Research scientists at Northwestern University in Boston spent a year trying to determine whether or not smartphone applications are secretly recording our private conversations to send personal data to advertisers.

Fortunately, the researchers did not find any evidence to support that long-held theory. They did, however, stumble upon another disturbing piece of information: While your phone might not be listening to you, it is watching you.

The study confirms that smartphone applications are recording video footage of our screens and taking screenshots of our activity and then passing those screen recordings on to third parties. The surreptitious filming even captures the users' personal information - sometimes even their postcodes.

The Boston researchers tested 17,260 popular Android apps, many of which are owned by Facebook - and 8,000 which send information directly to Facebook. The study found that more than half of the apps examined had permission to access the users' cameras and microphones, which meant that they could activate those features at any time when the app was open.

Scientists used an automated system to interact with apps, searching for any media files that had been sent from them - particularly to a third party. It was in the course of searching for audio files that the researchers began to see that screenshots and video recordings were being sent to third parties instead.

When one of the phones in the study used a GoPuff food delivery app, information from the phone's interaction with the app was recorded and sent to a third party domain affiliated with mobile analytics company Appsee. The recording sent to the company even included the screen where users entered their zip code for the food delivery.
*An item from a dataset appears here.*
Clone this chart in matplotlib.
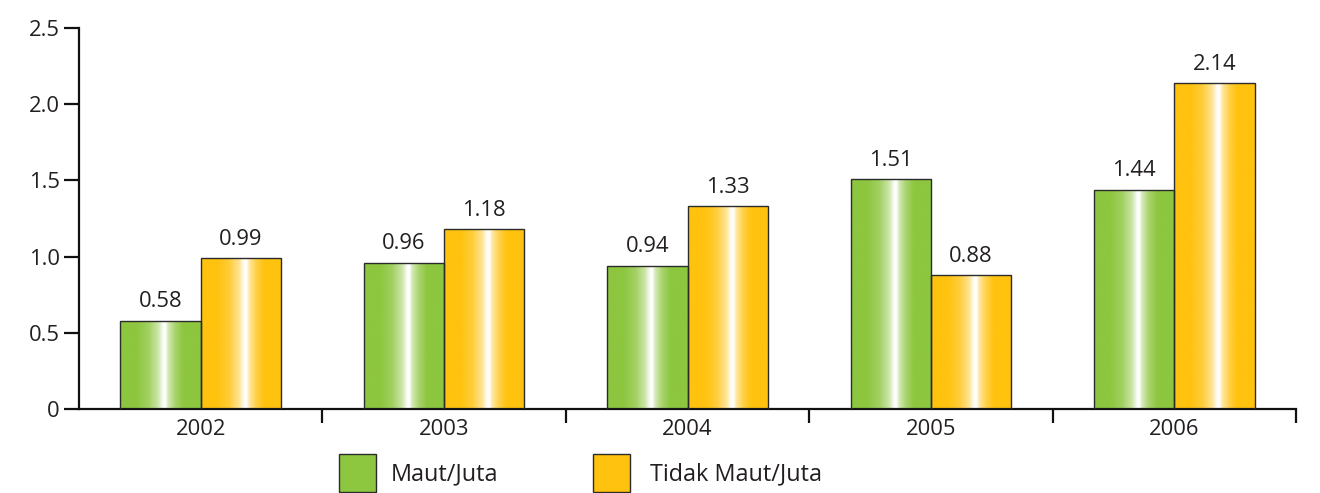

The researchers noted that Appsee had not been shy about its ability to record user activity - displaying that information on its own website - but said the problem was that this was not made clear to users through GoPuff's privacy policy. When GoPuff was contacted by the researchers, it added a disclosure making clear that Appsee had access to personal information. "As an added precaution, we also pulled Appsee SDK from the latest Android and iOS builds," GoPuff told tech website Gizmodo.

Appsee on the other hand, claimed that it was GoPuff that was at fault and said that the delivery app had "misused" its technology and that Appsee's terms of service were violated. Appsee CEO Zahi Boussiba said the company prohibits customers from tracking personal data and said that Appsee had "immediately disabled tracking capabilities" and purged all recordings from its servers.

The researchers are expected to present their full findings at the Privacy Enhancing Technology Symposium Conference in Barcelona next month.

Due to the fact that the phones in the study were being operated by an automated system - and not humans - the researchers said they were not fully comfortable saying for certain that our phones are not also listening to us.

That, they explained, is because the apps may not have been triggered in exactly the same way they would have been by humans. They also accepted that it was still possible that they had missed instances of audio recordings being made if the apps had transcribed audio before sending it to third parties.

So, it seems we can't fully rule out the idea that our phones are not only watching, but listening too.